After scattering his father’s ashes, Jesse decides to finally leave farm country for life in the big city of Los Angeles. The Caucasian farmer who employs Jesse is a decent sort of guy who appreciates the Torres family’s hard work over the decades, so he gives Jesse a new truck. Jesse grew up with the farm owner’s son, Tommy (Brian Eric Johnson, also the writer of the film) , who moved to L.A. a decade earlier.

He helps Jesse find a place to live, but otherwise he is not quite the good guy that Jesse remembers. Tommy is involved in some seedy dealings around the rather rough neighborhood they live in. His job as a security guard contrasts his life as an unstable and violent street thug with a drug problem. Also living in their building is a black girl named Lil’ Bit (Christina Woods). Although race is never mentioned, tension develops between the Caucasian, black, and Hispanic trio as Jesse’s country values prove incompatible with big city living, and as Tommy’s problems worsen.

Things get ugly.

Guiterrez is likable and has a fair amount of presence on camera. However, I had trouble buying his erudite manner of speaking, his good manners, and the cultivated anachronism of his rockabilly look as being the product of an immigrant family raised in a rotting shack on a cattle farm. Roger Guiterrez (not his character) seems to have been raised in a cosmopolitan area. Without a hint of an accent, and carrying himself like a cultured city-boy, Jesse, a supposed farm worker-cum-grocery clerk, seems to have an endless supply of cash in his wallet (chained to his belt, natch), not to mention a fancy-pants camera (which might have also benefited from being chained down – it disappears during the story). One doesn’t get tattoos of Buddy Holly and the glasses to match while slaughtering cows. It is also puzzling, from a story perspective, what he sees in the bitter and standoffish Lil’ Bit, when there are hipster hotties (such as Maleri Mitchell) staring at him whenever he goes into his local bar.

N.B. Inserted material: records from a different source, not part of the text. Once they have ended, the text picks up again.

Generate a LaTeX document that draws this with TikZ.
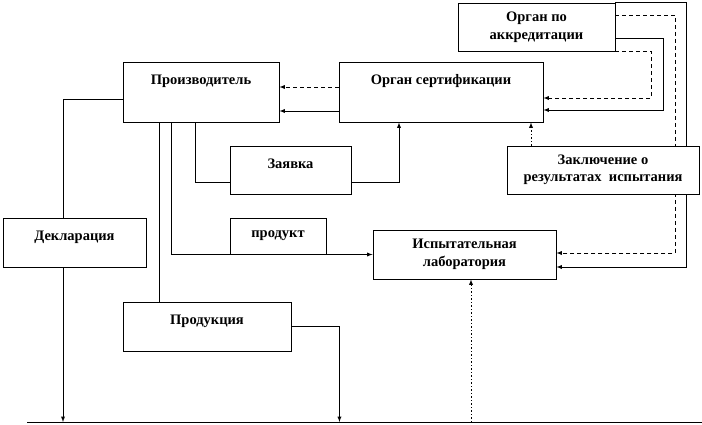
\documentclass[tikz,border=0pt]{standalone}
\usepackage{fontspec}
\setmainfont{Liberation Serif}
\usetikzlibrary{backgrounds}

\tikzset{
	blok/.style={draw, fill=white, line width=0.9pt, font=\bfseries\fontsize{14.5}{17.5}\selectfont, align=center, inner sep=2pt},
	nadpis/.style={text height=10pt, text depth=#1},
	svyaz/.style={line width=0.9pt},
	strih/.style={line width=0.9pt, dash pattern=on 4pt off 3pt},
	tochki/.style={line width=0.9pt, dash pattern=on 1.5pt off 2pt}
}

\begin{document}
\begin{tikzpicture}[x=1pt, y=-1pt, >=latex]
		\useasboundingbox (0,0) rectangle (702,425);
		% boxes
		\node[blok, nadpis=24pt, minimum width=156pt, minimum height=60pt] (proizv) at (201,92) {Производитель};
		\node[blok, nadpis=24pt, minimum width=204pt, minimum height=60pt] (organ) at (441,92) {Орган сертификации};
		\node[blok, minimum width=157pt, minimum height=48pt] (akkr) at (536.5,27) {Орган по\\аккредитации};
		\node[blok, nadpis=14pt, minimum width=121pt, minimum height=48pt] (zayavka) at (290.5,170) {Заявка};
		\node[blok, minimum width=192pt, minimum height=48pt] (zakl) at (603,170) {Заключение о\\результатах\ \ испытания};
		\node[blok, nadpis=14pt, minimum width=143pt, minimum height=49pt] (dekl) at (74.5,242.5) {Декларация};
		\node[blok, minimum width=96pt, minimum height=36pt] (produkt) at (278,236) {продукт};
		\node[blok, minimum width=183pt, minimum height=49pt] (lab) at (464.5,254.5) {Испытательная\\лаборатория};
		\node[blok, nadpis=14pt, minimum width=168pt, minimum height=49pt] (produkciya) at (207,326.5) {Продукция};
		\coordinate (osL) at (27,422);
		\coordinate (osR) at (702,422);
		\begin{scope}[on background layer]
		\draw[svyaz] (osL) -- (osR); % bottom line
		% to the maker
		\draw[strih,->] ([yshift=5pt]organ.west) -- ([yshift=5pt]proizv.east);
		\draw[svyaz,->] ([yshift=-19pt]organ.west) -- ([yshift=-19pt]proizv.east);
		% accreditation
		\draw[strih,->] (akkr.south east) -- ++(36,0) |- ([yshift=-6pt]organ.east);
		\draw[svyaz,->] ([yshift=-11pt]akkr.east) -- ++(48,0) |- ([yshift=-18pt]organ.east);
		\draw[strih,->] ([yshift=12pt]akkr.east) -- ++(60,0) |- ([yshift=1.5pt]lab.east);
		\draw[svyaz,->] (akkr.north east) -- ++(71,0) |- ([yshift=-12.5pt]lab.east);
		% application
		\draw[svyaz] ([xshift=-6pt]proizv.south) |- ([yshift=-12pt]zayavka.west);
		\draw[svyaz,->] ([yshift=-12pt]zayavka.east) -| ([xshift=-42pt]organ.south);
		\draw[tochki,->] ([xshift=-72pt]zakl.north) -- ([xshift=-72pt]zakl.north |- organ.south);
		% declaration and product
		\draw[svyaz,->] ([yshift=-7pt]proizv.west) -| ([xshift=-11.5pt]dekl.south |- osL);
		\draw[svyaz] ([xshift=-42pt]proizv.south) -- ([xshift=-42pt]proizv.south |- produkciya.north);
		\draw[svyaz,->] ([xshift=-30pt]proizv.south) |- (lab.west);
		\draw[svyaz,->] (produkciya.east) -| ([xshift=48pt]produkciya.east |- osL);
		\draw[tochki,->] ([xshift=6.5pt]lab.south |- osL) -- ([xshift=6.5pt]lab.south);
		\end{scope}
	\end{tikzpicture}
\end{document}
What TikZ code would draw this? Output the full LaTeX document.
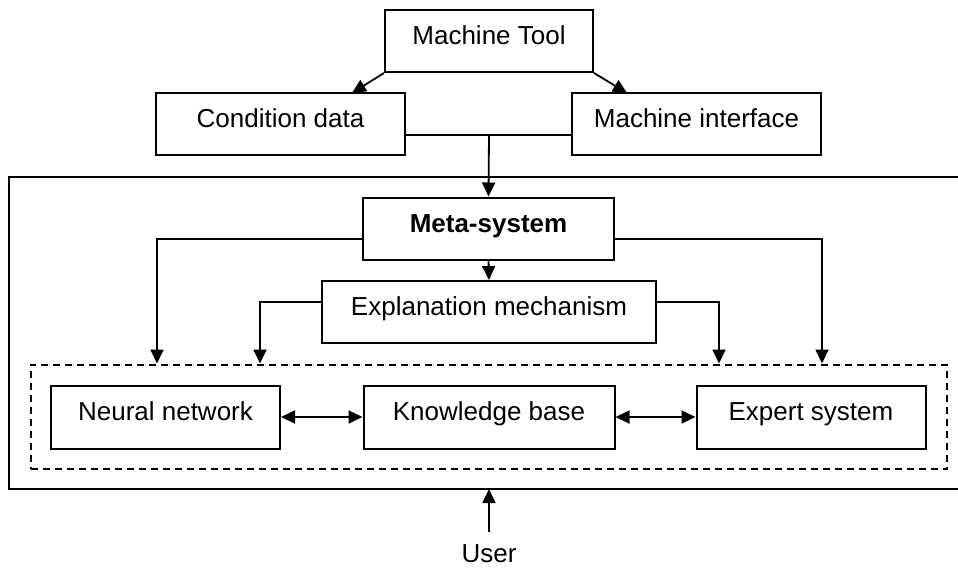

So the point is, Guiterrez seems like a good actor with enough charisma to carry the picture, but he might have been directed poorly. His previous film was “Outlaw Force” from 1988; let us hope he doesn’t wait another twenty years before appearing in his third film. I’d be curious to see what he does next.

Other than the notable snag in Jesse’s characterization, director Richard Kaponas has done a good job in his debut. The technical team are solid; the camera, light, and sound people all seem to be in place and doing their work well. In this tight film, there is little fat that could have been trimmed from the running time.